後任の選手会長に宮里優作が就任した2016年以降は、選手会と少し距離を置いた時期もあったが、34歳の今は、周囲の声にも冷静に耳を傾けながら、持ち前の情熱を静かに燃やす。

「いかにコロナと共存しながら、1試合でも多くトーナメントの成立ができるか。ファンとの触れ合いや、ギャラリーの対応も今までのやり方が一切通用しない時代に来てしまいましたので、新たな創造や発掘が必要になってきます」と、今は週1のペースで都内にあるJGTOのオフィスに通い、愛用のタブレットは、苦心して自作した多種多様な資料でパンパンだ。

このたびの人事改編では、コロナ禍で対応が難しくなっている「社会貢献」と「ファン対応」に特化した担当部門も新設された。
7月下旬には、選手会のチャリティ活動に対して、「リシャールミルジャパン基金(リシャールミルジャパン株式会社)」から、1000万円もの支援を受けられることになり、「この大変な時期に、本当にありがたいお申出をいただいた」と、さっそく同社社長のもとに、頭を下げに行ったばかりだ。

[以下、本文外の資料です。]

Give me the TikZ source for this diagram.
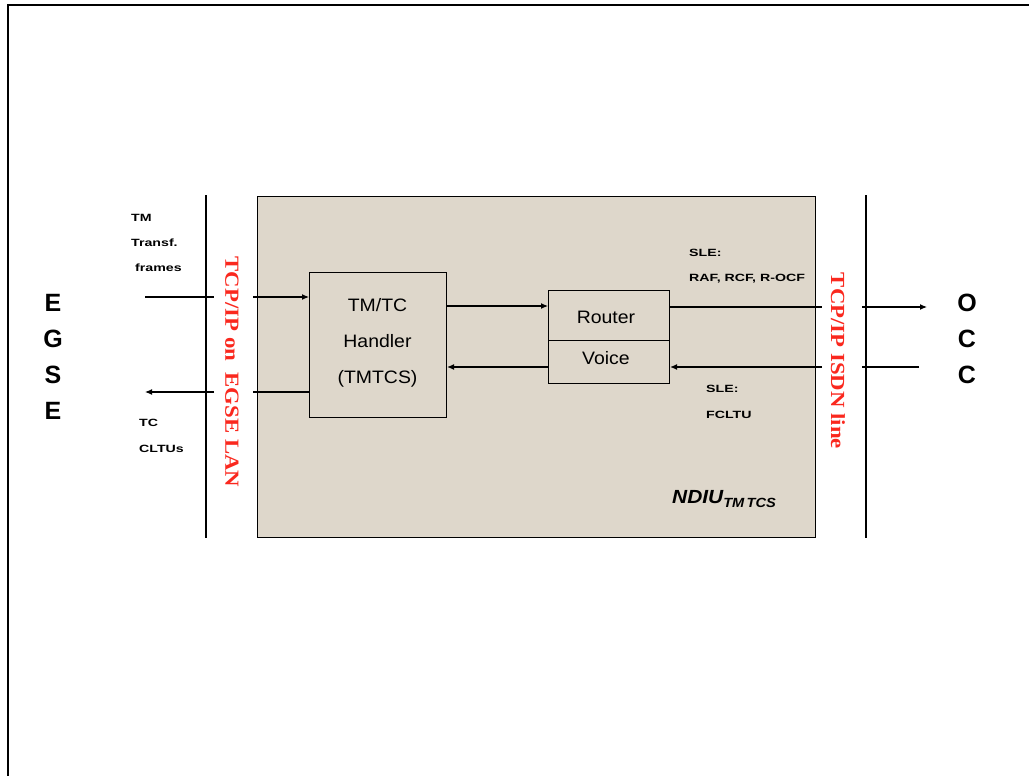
\documentclass[tikz,border=0pt]{standalone}
\usepackage{fontspec}
\setmainfont{Liberation Sans}
\newfontfamily\redserif[FakeStretch=1.14]{Liberation Serif}
\newfontfamily\widesans[FakeStretch=1.35]{Liberation Sans}
\newfontfamily\boxsans[FakeStretch=1.08]{Liberation Sans}
\newfontfamily\ndiusans[FakeStretch=1.1]{Liberation Sans}
\usetikzlibrary{arrows.meta}
\definecolor{beige}{RGB}{222,215,203}
\definecolor{redtxt}{RGB}{250,40,30}
\tikzset{
  box/.style={draw=black, line width=1.1pt, inner sep=0pt},
  conn/.style={draw=black, line width=1.1pt},
  arr/.style={conn, -{Latex[length=7pt,width=6pt]}},
  small/.style={font=\widesans\fontsize{10.5}{11}\selectfont\bfseries, anchor=west, inner sep=0pt},
  big/.style={font=\fontsize{25}{26}\selectfont\bfseries, inner sep=0pt},
  redlab/.style={font=\redserif\fontsize{20}{21}\selectfont\bfseries, text=redtxt, rotate=-90, inner sep=0pt},
  boxtxt/.style={font=\boxsans\fontsize{18}{36}\selectfont, align=center, inner sep=0pt}
}
\begin{document}
\begin{tikzpicture}[x=1pt,y=-1pt]
\useasboundingbox (0,0) rectangle (1029,776);
% frame
\draw[line width=1.6pt] (1029,5) -- (8,5) -- (8,776);
% vertical bus lines
\draw[line width=1.2pt] (206,195) -- (206,538);
\draw[line width=1.2pt] (866,195) -- (866,538);
% main NDIU box
\node[box, fill=beige, minimum width=558pt, minimum height=341pt, anchor=north west] (ndiu) at (257,196) {};
% handler
\node[box, fill=beige, minimum width=137pt, minimum height=145pt, anchor=north west] (hand) at (309,272) {};
\node[boxtxt] (handtxt) at (377.5,343) {TM/TC\\Handler\\(TMTCS)};
% router / voice
\node[box, minimum width=121pt, minimum height=50pt, anchor=north west] (router) at (548,290) {};
\node[boxtxt] (routertxt) at (606,317) {Router};
\node[box, minimum width=121pt, minimum height=43pt, anchor=north west] (voice) at (548,340) {};
\node[boxtxt] (voicetxt) at (606,358) {Voice};
% side letters
\node[big] (e1) at (53,303) {E};
\node[big] (g1) at (53,339) {G};
\node[big] (s1) at (53,375) {S};
\node[big] (e2) at (53,411) {E};
\node[big] (o1) at (967,303) {O};
\node[big] (c1) at (967,339) {C};
\node[big] (c2) at (967,375) {C};
% red labels
\node[redlab] (lan) at (232,372) {TCP/IP on\ \ EGSE LAN};
\node[redlab] (isdn) at (838,361) {TCP/IP ISDN line};
% small labels
\node[small] (tm) at (131,218) {TM};
\node[small] (transf) at (131,243) {Transf.};
\node[small] (frames) at (135,268) {frames};
\node[small] (tc) at (139,423) {TC};
\node[small] (cltu) at (139,449) {CLTUs};
\node[small] (sle1) at (689,253) {SLE:};
\node[small] (raf) at (689,279) {RAF, RCF, R-OCF};
\node[small] (sle2) at (706,389) {SLE:};
\node[small] (fcltu) at (706,415) {FCLTU};
\node[font=\ndiusans\fontsize{19}{20}\selectfont\bfseries\itshape, anchor=west, inner sep=0pt] (ndiulab) at (672,499) {NDIU\textsubscript{TM\,TCS}};
% connector coordinates
\coordinate (tmin) at (145,297);
\coordinate (tmg1) at (214,297);
\coordinate (tmg2) at (253,297);
\coordinate (tcout) at (145,392);
\coordinate (tcg1) at (214,392);
\coordinate (tcg2) at (253,392);
\coordinate (rg1) at (822,307);
\coordinate (rg2) at (862,307);
\coordinate (rout) at (927,307);
\coordinate (vg1) at (822,367);
\coordinate (vg2) at (862,367);
\coordinate (vin) at (919,367);
% connectors
\draw[conn] (tmin) -- (tmg1);
\draw[arr] (tmg2) -- (hand.west |- tmg2);
\draw[arr] (tcg1) -- (tcout);
\draw[conn] (hand.west |- tcg2) -- (tcg2);
\draw[arr] (hand.east |- 0,306) -- (router.west |- 0,306);
\draw[arr] (voice.west |- 0,367) -- (hand.east |- 0,367);
\draw[conn] (router.east |- rg1) -- (rg1);
\draw[arr] (rg2) -- (rout);
\draw[conn] (vin) -- (vg2);
\draw[arr] (vg1) -- (voice.east |- vg1);
\end{tikzpicture}
\end{document}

選手会副会長兼PR担当の石川遼を中心に、皆でアイディアを出しあい構想を練ってきた選手会の広報戦略を、具現化へと導いていくのも「事務局長」の大切な仕事と心得る。
お盆の間もそのための営業回りで多忙を極めたが、ゴルフの手ほどきを受けた最愛の祖父の墓参りは欠かさなかった。
「試合で戦う姿をじいちゃんにまた、沢山見せられるように頑張るね、って伝えてきました」。
異例の就任から2か月。新・事務局長の奮闘は、まだ始まったばかりだ。